Chairman of the meeting, Robin Wood, warned that developers would ‘run amok’ in Winsford without a Neighbourhood Plan, and that trying to fend off speculative developments without one would be akin to ‘King Canute trying to hold the tide back’.

“If we have a Neighbourhood Plan then the developers can only build in the areas that are allocated in that Neighbourhood Plan,” he said.

“Anyone who votes ‘no’ is actually helping the developers.”

He added that it was ‘no coincidence’ that developers have fought against Neighbourhood Plans in every part of the country where they have been introduced.

‘Yes’ campaigner, John Malam collated statements from areas where NPs were already enforceable.

A spokesman for Tattenhall said they ‘had been successful in using the NP to hold the developers at bay’ – comments echoed by a spokesman for Thame in Oxfordshire.

Town Clerk, Alan Warburton, responded to questions from resident, Lilian Perriman, who was worried about development of the Flashes.

Mr Warburton pointed out that the Flashes were already under attack from developers – illustrated by the current Bellway Homes proposal – and that the NP introduced protection for 54 acres of Flashes shoreline.

“If you don’t have a Neighbourhood Plan, do people really think they’re not going to build 3,500 houses in Winsford? What we have now is the choice to decide where they’re built,” he said.

Furthermore, he added that Winsford Town Council weren’t mandatorily obliged to set housing land allocations for the NP.

“We could have had a document without allocating housing sites. The NP would have been motherhood and apple pie and we’d have had a 95 per cent Yes vote,” he said.
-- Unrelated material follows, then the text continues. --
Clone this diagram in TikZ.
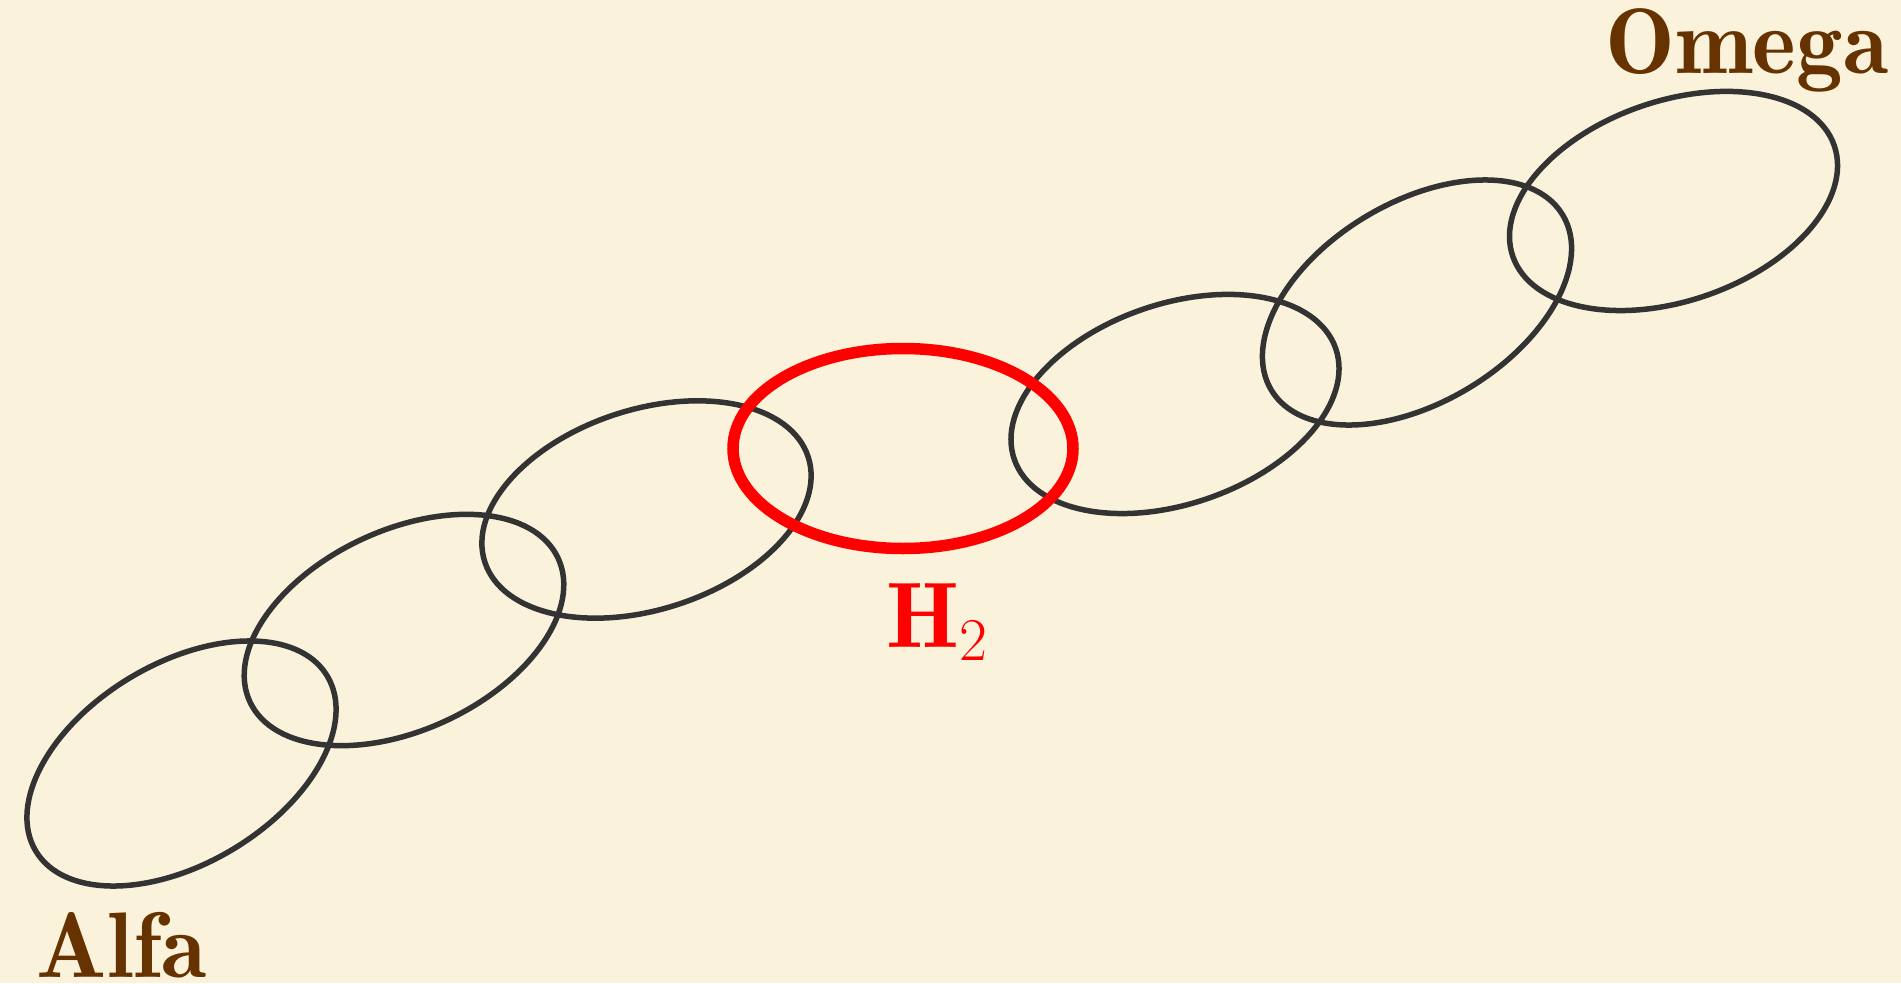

“But the people of Winsford deserve more than that. They have a right to know where these houses might go.”

What is the Neighbourhood Plan?

The Neighbourhood Plan is a document that sets out where 3,500 new houses and 35 hectares of employment land will be created within Winsford over the next 18 years.

Those new homes and employment land will be created regardless of whether Winsford has an adopted Neighbourhood Plan or not.

What the NP provides is an opportunity to decide where the houses are placed, and what mitigation developers must provide for building new homes – such as creating new cycle paths, leisure areas and civic amenities.

Winsford will bear 3,500 of the 22,000 homes to be built under Cheshire West’s Local Plan – less than Chester, Ellesmere Port and Northwich will be expected to build.

Of the 3,500 homes, 1,259 are already built or approved to be built in Winsford.

 

THE Save Rilshaw Campaign Group is opposed to the Neighbourhood Plan in its current form.

They say there was a lack of consultation on the plan and are angry about the housing allocation sites.

Winsford resident, Simon Boone, is calling for a postponement of the Neighbourhood Plan.

He spent 24 years in local government, working as a senior development control officer at four separate authorities across Cheshire.

He believes that a Neighbourhood Plan should only have been formulated when Cheshire West’s emerging Local Plan was finalised.

Of the NP he said: “There is no robust evidence or policies to suggest that the impact of development will be satisfactorily and fully mitigated by the developers.”

He wanted stronger agreements built into the plan to prevent developers being able to challenge planning refusal and said people should vote ‘no’.

There has also been anger among the ‘No’ campaigners about ‘Yes’ campaign leaflets distributed throughout Winsford.

The ‘No’ lobby is concerned that the ‘Yes’ campaign is motivated by Darnhall residents wanting to protect themselves from unwanted development – particularly the Darnhall Estates proposal – by campaigning for a document that places ring fenced housing land in neighbouring Winsford.

Responding to the allegations, ‘Yes’ campaigner, Robin Wood, said: “The Darnhall Estates plan for development will not be affected by the referendum.

“The Secretary of State has stated that his decision on the Darnhall Appeal will be issued ‘on or before the October 21’ – two days before the referendum.

“The ‘Yes’ campaign was developed by a Winsford resident from Wharton.

“I believe passionately in the Plan as a near resident and as someone who started a business in Winsford and then, as it became successful, had to move, very reluctantly, to Gadbrook Park in Northwich, because of lack of suitable offices in Winsford.

“That was 20 years ago but there are still no suitable offices in Winsford. The Neighbourhood Plan provides the opportunity to change that.”